Grazie al cinema il regista è riuscito a sopravvivere fino al 2016. Un regista che amava vivere e soprattutto viveva per il cinema, e il cinema stesso gli dava la ragione e la forza per continuare a lottare. Un film che oltre ad essere estremamente toccante ci fa riflettere sul dono della vita.
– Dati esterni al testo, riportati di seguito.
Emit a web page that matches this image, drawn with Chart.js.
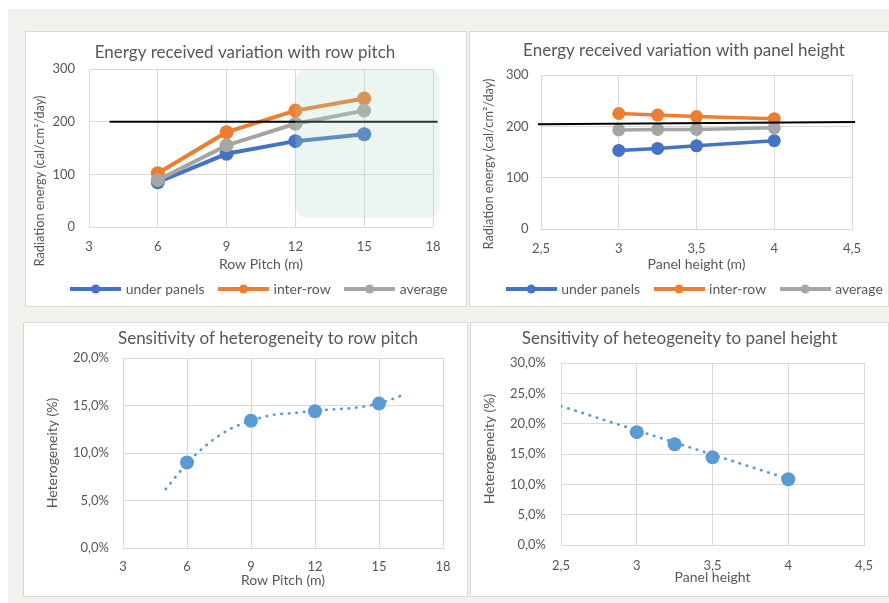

Impossibile trattenere le lacrime davanti a un personaggio forte e straordinario com’è stato Hector Babenco.

Un film sul cinema come arma per non morire mai […] una poesia visiva, la mia ode a Hector e anche il mio addio.” – Barbara Paz.

Babenco e Paz, Festival del Cinema di San Paolo 2014
H. Babenco e B. Paz, Festival del Cinema di San Paolo 2014

Vorrei ribadire che con questo articolo non voglio sminuire i grandi e prestigiosi film, premiati o che sicuramente verranno proiettati da qui a breve nelle grandi sale cinematografiche: dal Leone d’oro Joker al Leone d’argento per il Gran Premio della giuria J’accuse di Roman Polanski o il solito Soderbergh con The Laundromat, passando per American Skin di Nate Parker, presentato da Spike Lee, e Adults in the room dell’immortale Costa-Gavras. Film che ugualmente meritano una visione, soprattutto l’ultimo citato – anche più di una. Sentivo il bisogno di parlare dei film meno citati e pubblicizzati, ma non per questo meno validi, anzi, forse ideali, e dal sottoscritto più apprezzati, per un festival del cinema.